BEGIN

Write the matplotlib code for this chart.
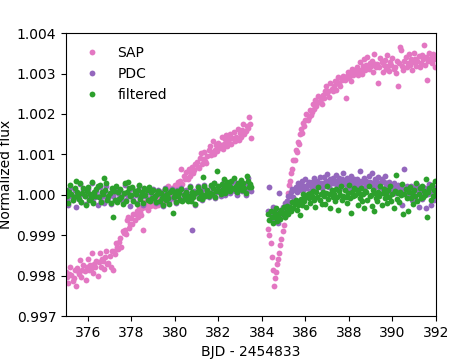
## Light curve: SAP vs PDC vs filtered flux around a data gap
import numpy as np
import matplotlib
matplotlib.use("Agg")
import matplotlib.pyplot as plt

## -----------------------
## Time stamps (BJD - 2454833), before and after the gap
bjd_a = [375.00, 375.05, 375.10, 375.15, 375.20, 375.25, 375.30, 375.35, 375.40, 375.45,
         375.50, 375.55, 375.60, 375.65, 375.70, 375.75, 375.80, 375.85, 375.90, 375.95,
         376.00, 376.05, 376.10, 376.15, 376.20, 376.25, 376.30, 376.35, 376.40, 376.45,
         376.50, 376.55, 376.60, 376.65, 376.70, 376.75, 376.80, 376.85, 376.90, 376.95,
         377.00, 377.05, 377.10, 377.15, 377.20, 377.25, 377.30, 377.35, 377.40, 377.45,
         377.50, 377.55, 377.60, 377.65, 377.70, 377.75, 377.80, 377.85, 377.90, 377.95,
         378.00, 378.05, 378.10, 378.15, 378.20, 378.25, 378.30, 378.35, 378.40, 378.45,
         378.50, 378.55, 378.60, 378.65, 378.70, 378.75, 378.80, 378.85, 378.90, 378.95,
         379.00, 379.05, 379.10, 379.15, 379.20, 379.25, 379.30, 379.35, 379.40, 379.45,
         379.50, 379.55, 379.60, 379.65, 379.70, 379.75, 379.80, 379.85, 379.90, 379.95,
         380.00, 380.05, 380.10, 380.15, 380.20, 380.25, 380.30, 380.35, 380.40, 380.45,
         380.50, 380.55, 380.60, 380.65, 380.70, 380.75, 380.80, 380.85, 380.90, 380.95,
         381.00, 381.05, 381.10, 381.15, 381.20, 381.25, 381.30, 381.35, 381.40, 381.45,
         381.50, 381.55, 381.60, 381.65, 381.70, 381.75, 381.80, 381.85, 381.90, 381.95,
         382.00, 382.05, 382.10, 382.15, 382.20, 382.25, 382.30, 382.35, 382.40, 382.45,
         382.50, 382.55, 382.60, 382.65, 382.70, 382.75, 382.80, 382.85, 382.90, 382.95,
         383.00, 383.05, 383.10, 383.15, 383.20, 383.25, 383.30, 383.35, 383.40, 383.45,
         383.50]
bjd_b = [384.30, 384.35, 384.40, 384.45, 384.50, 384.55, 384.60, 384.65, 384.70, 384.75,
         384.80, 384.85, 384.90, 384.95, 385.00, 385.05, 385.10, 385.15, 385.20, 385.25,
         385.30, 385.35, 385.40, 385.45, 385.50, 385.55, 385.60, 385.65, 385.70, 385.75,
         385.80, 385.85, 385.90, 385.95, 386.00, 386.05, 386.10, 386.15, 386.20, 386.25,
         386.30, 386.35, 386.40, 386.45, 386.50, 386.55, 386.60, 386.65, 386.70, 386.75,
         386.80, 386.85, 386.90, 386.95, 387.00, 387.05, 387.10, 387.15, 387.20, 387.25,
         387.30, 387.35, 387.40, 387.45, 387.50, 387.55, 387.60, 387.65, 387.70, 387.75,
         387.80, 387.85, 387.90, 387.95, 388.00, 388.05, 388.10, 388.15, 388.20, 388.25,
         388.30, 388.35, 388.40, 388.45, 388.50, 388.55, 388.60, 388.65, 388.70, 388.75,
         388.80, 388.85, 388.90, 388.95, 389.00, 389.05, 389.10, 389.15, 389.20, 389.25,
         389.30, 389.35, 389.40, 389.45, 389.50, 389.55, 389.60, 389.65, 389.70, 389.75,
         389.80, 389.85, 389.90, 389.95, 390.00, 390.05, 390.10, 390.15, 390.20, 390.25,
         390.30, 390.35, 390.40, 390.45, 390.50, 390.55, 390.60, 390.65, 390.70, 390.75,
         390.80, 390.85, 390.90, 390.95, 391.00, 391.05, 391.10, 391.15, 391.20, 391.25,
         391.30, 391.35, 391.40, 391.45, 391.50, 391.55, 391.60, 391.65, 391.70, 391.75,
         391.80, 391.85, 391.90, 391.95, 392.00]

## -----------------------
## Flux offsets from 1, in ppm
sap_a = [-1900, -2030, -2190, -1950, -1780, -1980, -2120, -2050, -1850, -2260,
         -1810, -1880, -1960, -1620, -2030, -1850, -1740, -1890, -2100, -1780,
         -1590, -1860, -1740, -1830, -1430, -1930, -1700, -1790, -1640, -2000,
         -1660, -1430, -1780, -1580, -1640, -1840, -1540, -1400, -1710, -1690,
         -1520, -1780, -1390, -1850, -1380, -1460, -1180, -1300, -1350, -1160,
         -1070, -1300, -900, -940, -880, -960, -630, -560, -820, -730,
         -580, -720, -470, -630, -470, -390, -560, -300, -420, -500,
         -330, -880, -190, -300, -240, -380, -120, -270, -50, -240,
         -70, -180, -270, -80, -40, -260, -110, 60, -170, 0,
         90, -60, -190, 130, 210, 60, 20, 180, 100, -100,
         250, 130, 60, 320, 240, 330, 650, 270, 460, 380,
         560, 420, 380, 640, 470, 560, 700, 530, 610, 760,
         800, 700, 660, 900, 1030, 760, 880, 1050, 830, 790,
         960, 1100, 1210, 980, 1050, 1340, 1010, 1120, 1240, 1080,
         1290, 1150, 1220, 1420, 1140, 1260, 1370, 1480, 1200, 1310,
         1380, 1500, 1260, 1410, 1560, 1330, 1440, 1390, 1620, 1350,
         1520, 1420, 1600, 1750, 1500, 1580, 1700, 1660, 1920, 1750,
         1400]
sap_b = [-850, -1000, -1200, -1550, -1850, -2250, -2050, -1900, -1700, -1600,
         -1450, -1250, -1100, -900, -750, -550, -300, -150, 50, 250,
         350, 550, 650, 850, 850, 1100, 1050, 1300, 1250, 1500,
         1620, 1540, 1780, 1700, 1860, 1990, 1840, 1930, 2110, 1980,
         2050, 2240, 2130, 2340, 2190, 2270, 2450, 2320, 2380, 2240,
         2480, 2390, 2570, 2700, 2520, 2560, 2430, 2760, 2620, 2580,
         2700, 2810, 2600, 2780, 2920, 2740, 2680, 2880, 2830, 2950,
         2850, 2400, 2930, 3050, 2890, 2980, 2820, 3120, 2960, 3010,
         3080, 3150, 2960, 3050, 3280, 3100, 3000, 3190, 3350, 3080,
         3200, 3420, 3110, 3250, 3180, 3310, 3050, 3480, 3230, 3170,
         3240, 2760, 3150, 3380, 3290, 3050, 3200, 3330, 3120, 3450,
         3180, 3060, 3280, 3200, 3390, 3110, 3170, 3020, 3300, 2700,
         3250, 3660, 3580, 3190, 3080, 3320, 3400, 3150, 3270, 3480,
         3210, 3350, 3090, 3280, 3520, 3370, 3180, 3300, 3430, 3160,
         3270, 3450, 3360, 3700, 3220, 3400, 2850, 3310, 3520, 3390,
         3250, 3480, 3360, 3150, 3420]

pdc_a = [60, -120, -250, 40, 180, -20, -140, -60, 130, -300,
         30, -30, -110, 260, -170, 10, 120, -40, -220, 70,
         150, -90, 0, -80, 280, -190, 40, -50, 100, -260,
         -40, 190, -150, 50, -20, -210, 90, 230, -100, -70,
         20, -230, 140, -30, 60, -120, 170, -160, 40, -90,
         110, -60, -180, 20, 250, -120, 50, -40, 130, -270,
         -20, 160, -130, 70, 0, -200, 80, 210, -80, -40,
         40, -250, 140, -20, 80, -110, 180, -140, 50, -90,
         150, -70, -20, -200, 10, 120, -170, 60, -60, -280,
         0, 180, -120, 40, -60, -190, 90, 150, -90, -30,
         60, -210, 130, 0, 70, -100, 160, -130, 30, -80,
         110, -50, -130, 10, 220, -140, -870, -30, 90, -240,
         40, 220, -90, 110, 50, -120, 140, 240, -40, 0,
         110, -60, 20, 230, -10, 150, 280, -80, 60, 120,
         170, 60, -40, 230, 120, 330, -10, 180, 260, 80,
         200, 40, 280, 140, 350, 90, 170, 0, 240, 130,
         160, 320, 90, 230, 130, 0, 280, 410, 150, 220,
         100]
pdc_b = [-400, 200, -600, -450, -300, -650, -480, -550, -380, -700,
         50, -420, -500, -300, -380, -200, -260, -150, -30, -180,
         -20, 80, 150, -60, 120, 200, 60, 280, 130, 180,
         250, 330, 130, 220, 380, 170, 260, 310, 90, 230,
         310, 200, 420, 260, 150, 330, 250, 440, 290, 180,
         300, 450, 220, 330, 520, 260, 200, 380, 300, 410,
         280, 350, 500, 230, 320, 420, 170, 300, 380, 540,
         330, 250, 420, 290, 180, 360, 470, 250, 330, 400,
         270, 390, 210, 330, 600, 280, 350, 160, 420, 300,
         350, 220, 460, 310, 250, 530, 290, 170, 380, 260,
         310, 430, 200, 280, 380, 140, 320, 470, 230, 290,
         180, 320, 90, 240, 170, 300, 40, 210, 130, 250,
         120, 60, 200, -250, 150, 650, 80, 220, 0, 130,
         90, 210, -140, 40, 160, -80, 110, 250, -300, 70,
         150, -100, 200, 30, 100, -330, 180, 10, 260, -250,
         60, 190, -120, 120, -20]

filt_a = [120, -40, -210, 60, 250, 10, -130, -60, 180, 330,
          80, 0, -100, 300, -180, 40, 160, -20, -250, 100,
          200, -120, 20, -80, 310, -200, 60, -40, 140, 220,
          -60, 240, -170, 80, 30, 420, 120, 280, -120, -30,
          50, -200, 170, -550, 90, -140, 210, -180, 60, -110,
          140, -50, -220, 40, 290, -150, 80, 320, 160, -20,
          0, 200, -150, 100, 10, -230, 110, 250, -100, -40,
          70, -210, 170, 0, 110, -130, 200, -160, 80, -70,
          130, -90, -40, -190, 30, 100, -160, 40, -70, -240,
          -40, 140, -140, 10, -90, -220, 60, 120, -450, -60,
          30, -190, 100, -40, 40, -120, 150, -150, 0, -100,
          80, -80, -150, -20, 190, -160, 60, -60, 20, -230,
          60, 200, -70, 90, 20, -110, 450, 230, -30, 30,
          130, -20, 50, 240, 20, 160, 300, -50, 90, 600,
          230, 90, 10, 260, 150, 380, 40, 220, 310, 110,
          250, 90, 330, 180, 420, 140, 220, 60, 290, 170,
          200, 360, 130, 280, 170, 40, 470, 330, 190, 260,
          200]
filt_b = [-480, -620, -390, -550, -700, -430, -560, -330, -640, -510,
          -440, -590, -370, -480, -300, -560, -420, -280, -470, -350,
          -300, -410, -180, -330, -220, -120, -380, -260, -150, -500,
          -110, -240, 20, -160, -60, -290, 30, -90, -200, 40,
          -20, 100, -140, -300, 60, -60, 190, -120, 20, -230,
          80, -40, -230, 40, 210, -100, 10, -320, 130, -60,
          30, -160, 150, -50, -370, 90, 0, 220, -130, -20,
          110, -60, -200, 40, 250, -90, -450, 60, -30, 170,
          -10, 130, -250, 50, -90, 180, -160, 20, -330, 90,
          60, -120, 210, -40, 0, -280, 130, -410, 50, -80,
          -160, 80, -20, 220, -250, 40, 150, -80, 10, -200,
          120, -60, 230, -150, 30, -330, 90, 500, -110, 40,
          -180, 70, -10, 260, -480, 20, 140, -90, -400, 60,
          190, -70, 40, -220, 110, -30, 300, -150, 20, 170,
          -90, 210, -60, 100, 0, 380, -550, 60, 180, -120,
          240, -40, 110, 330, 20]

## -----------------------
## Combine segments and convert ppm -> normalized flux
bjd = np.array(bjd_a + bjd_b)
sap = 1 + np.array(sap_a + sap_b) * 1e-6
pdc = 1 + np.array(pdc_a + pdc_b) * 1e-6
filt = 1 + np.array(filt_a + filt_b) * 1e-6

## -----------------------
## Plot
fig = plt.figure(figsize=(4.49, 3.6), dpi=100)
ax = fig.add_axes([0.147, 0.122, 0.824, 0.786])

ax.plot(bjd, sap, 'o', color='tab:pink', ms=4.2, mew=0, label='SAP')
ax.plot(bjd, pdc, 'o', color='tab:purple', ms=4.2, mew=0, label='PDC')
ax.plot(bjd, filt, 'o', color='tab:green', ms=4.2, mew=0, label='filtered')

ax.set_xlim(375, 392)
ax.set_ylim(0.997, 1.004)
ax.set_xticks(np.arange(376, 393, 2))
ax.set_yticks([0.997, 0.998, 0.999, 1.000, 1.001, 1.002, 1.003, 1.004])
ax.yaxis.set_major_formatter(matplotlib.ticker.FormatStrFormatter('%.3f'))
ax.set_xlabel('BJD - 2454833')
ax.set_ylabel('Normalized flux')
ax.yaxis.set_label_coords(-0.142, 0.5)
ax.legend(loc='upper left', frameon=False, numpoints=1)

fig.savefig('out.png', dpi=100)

END

Search the preceding listing for the word "matplotlib" and pull out every line that holds it.

### Finished answer
Write the matplotlib code for this chart.
import matplotlib
matplotlib.use("Agg")
import matplotlib.pyplot as plt
ax.yaxis.set_major_formatter(matplotlib.ticker.FormatStrFormatter('%.3f'))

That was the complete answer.